# Material provided start

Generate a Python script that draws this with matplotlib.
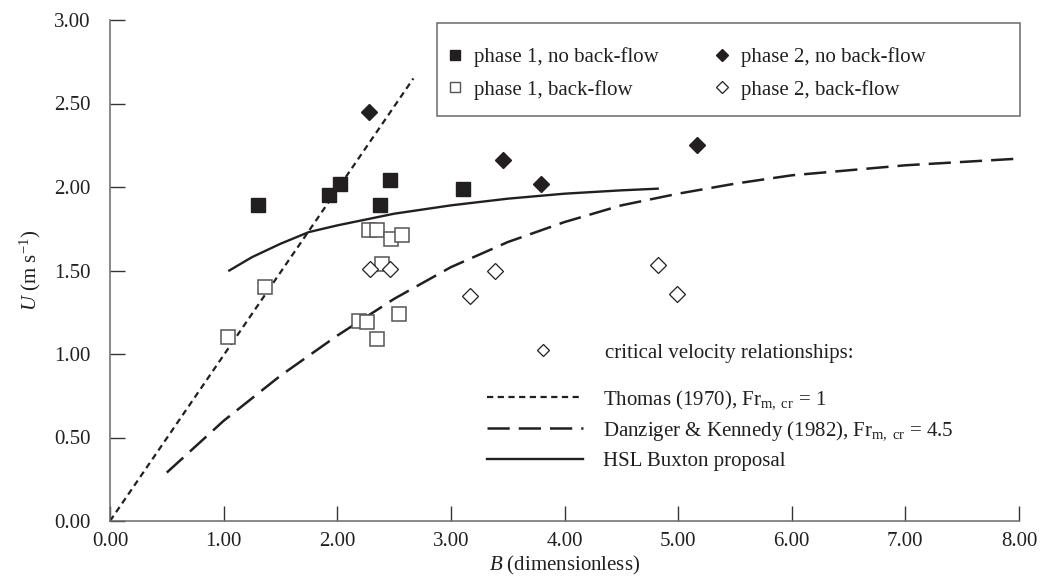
import matplotlib
matplotlib.use("Agg")
import matplotlib.pyplot as plt
from matplotlib.lines import Line2D
from matplotlib.patches import Rectangle

plt.rcParams['font.family'] = ['Liberation Serif', 'DejaVu Serif']
plt.rcParams['mathtext.fontset'] = 'custom'
plt.rcParams['mathtext.rm'] = 'Liberation Serif'
plt.rcParams['mathtext.it'] = 'Liberation Serif:italic'
plt.rcParams['lines.scale_dashes'] = False

# ---- data ----
p1_nobf_B = [1.30, 1.93, 2.02, 2.38, 2.46, 3.11]
p1_nobf_U = [1.89, 1.95, 2.02, 1.89, 2.04, 1.99]

p2_nobf_B = [2.28, 3.46, 3.79, 5.17]
p2_nobf_U = [2.45, 2.16, 2.02, 2.25]

p1_bf_B = [1.04, 1.36, 2.28, 2.35, 2.47, 2.57, 2.39, 2.19, 2.26, 2.54, 2.35]
p1_bf_U = [1.10, 1.40, 1.74, 1.74, 1.69, 1.71, 1.54, 1.20, 1.19, 1.24, 1.09]

p2_bf_B = [2.29, 2.46, 3.39, 3.17, 4.82, 4.99]
p2_bf_U = [1.51, 1.51, 1.50, 1.35, 1.53, 1.36]

thomas_B = [0.00, 2.67]
thomas_U = [0.00, 2.65]

dk_B = [0.50, 1.00, 1.50, 2.00, 2.50, 3.00, 3.50, 4.00, 4.50, 5.00, 5.50, 6.00, 6.50, 7.00, 7.50, 8.00]
dk_U = [0.29, 0.60, 0.87, 1.11, 1.33, 1.52, 1.67, 1.79, 1.89, 1.96, 2.02, 2.07, 2.10, 2.13, 2.15, 2.17]

hsl_B = [1.05, 1.25, 1.50, 1.75, 2.00, 2.50, 3.00, 3.50, 4.00, 4.50, 4.82]
hsl_U = [1.50, 1.58, 1.66, 1.73, 1.77, 1.84, 1.89, 1.93, 1.96, 1.98, 1.99]

xticks = [0, 1, 2, 3, 4, 5, 6, 7, 8]
yticks = [0, 0.5, 1.0, 1.5, 2.0, 2.5, 3.0]

# ---- figure ----
W, H = 1042, 580
fig = plt.figure(figsize=(W / 100, H / 100), dpi=100)
ax = fig.add_axes([110 / W, 1 - 521 / H, (1019 - 110) / W, (521 - 20) / H])

ink = '#231f20'
FS = 15

thomas_line, = ax.plot(thomas_B, thomas_U, color=ink, lw=1.6, dashes=(4.5, 3.2))
dk_line, = ax.plot(dk_B, dk_U, color=ink, lw=1.8, dashes=(16, 6.5))
hsl_line, = ax.plot(hsl_B, hsl_U, color=ink, lw=1.7)

ax.plot(p1_bf_B, p1_bf_U, ls='none', marker='s', ms=9.5, mfc='white', mec='#555555', mew=1.1)
ax.plot(p2_bf_B, p2_bf_U, ls='none', marker='D', ms=8, mfc='white', mec=ink, mew=0.9)
ax.plot(p1_nobf_B, p1_nobf_U, ls='none', marker='s', ms=9.5, mfc=ink, mec=ink)
ax.plot(p2_nobf_B, p2_nobf_U, ls='none', marker='D', ms=8.5, mfc=ink, mec=ink)

ax.set_xlim(0, 8)
ax.set_ylim(0, 3)
ax.set_xticks(xticks)
ax.set_yticks(yticks)
ax.set_xticklabels([f'{v:.2f}' for v in xticks])
ax.set_yticklabels([f'{v:.2f}' for v in yticks])
for s in ['top', 'right']:
    ax.spines[s].set_visible(False)
for s in ['left', 'bottom']:
    ax.spines[s].set_color('#6a6a6a')
    ax.spines[s].set_linewidth(1.1)
ax.tick_params(axis='both', direction='in', length=11, width=1.0, color='#333333',
               labelsize=FS, labelcolor=ink)
ax.tick_params(axis='y', pad=14)
ax.tick_params(axis='x', pad=8)
ax.set_xlabel(r'$B$ (dimensionless)', fontsize=FS, color=ink, labelpad=2)
ax.set_ylabel(r'$U$ (m s$^{-1}$)', fontsize=FS, color=ink, labelpad=8)

# ---- upper legend with frame ----
bx0, by0 = (437 - 110) / 909, (521 - 116) / 501
bx1, by1 = (1020 - 110) / 909, (521 - 23) / 501
ax.add_patch(Rectangle((bx0, by0), bx1 - bx0, by1 - by0, transform=ax.transAxes,
                       fill=False, ec='#6a6a6a', lw=1.1, zorder=5, clip_on=False))
h1 = Line2D([], [], ls='none', marker='s', ms=7, mfc=ink, mec=ink)
h2 = Line2D([], [], ls='none', marker='s', ms=7, mfc='white', mec='#555555', mew=1.0)
h3 = Line2D([], [], ls='none', marker='D', ms=6.5, mfc=ink, mec=ink)
h4 = Line2D([], [], ls='none', marker='D', ms=6.5, mfc='white', mec=ink, mew=0.9)
leg1 = ax.legend([h1, h2, h3, h4],
                 ['phase 1, no back-flow', 'phase 1, back-flow',
                  'phase 2, no back-flow', 'phase 2, back-flow'],
                 ncol=2, frameon=False, fontsize=FS, loc='upper left',
                 bbox_to_anchor=((447 - 110) / 909, (521 - 47) / 501),
                 borderaxespad=0, borderpad=0, handlelength=0.8, handletextpad=0.5,
                 columnspacing=2.63, labelspacing=0.62)
for t in leg1.get_texts():
    t.set_color(ink)
ax.add_artist(leg1)

# ---- lower legend: critical velocity relationships ----
hd = Line2D([], [], ls='none', marker='D', ms=6.5, mfc='white', mec=ink, mew=0.9)
leg2 = ax.legend([hd], ['critical velocity relationships:'], frameon=False, fontsize=FS,
                 loc='upper left', bbox_to_anchor=((497 - 110) / 909, (521 - 343) / 501),
                 borderaxespad=0, borderpad=0, handlelength=4.4, handletextpad=0.8)
for t in leg2.get_texts():
    t.set_color(ink)
ax.add_artist(leg2)

leg3 = ax.legend([thomas_line, dk_line, hsl_line],
                 [r'Thomas (1970), Fr$_{\mathrm{m,\ cr}}$ = 1',
                  r'Danziger & Kennedy (1982), Fr$_{\mathrm{m,\ cr}}$ = 4.5',
                  'HSL Buxton proposal'],
                 frameon=False, fontsize=FS, loc='upper left',
                 bbox_to_anchor=((487 - 110) / 909, (521 - 388) / 501),
                 borderaxespad=0, borderpad=0, handlelength=4.6, handletextpad=0.95,
                 labelspacing=0.42)
for t in leg3.get_texts():
    t.set_color(ink)

fig.savefig('out.png', dpi=100)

# Material provided end

» **Your goal**: Reproduce the material above from its first line through the line containing "p1_nobf_U = [1.89, 1.95, 2.02, 1.89, 2.04, 1.99]", both ends included, and skip every picture.

» **Task solution**:
Generate a Python script that draws this with matplotlib.
import matplotlib
matplotlib.use("Agg")
import matplotlib.pyplot as plt
from matplotlib.lines import Line2D
from matplotlib.patches import Rectangle

plt.rcParams['font.family'] = ['Liberation Serif', 'DejaVu Serif']
plt.rcParams['mathtext.fontset'] = 'custom'
plt.rcParams['mathtext.rm'] = 'Liberation Serif'
plt.rcParams['mathtext.it'] = 'Liberation Serif:italic'
plt.rcParams['lines.scale_dashes'] = False

# ---- data ----
p1_nobf_B = [1.30, 1.93, 2.02, 2.38, 2.46, 3.11]
p1_nobf_U = [1.89, 1.95, 2.02, 1.89, 2.04, 1.99]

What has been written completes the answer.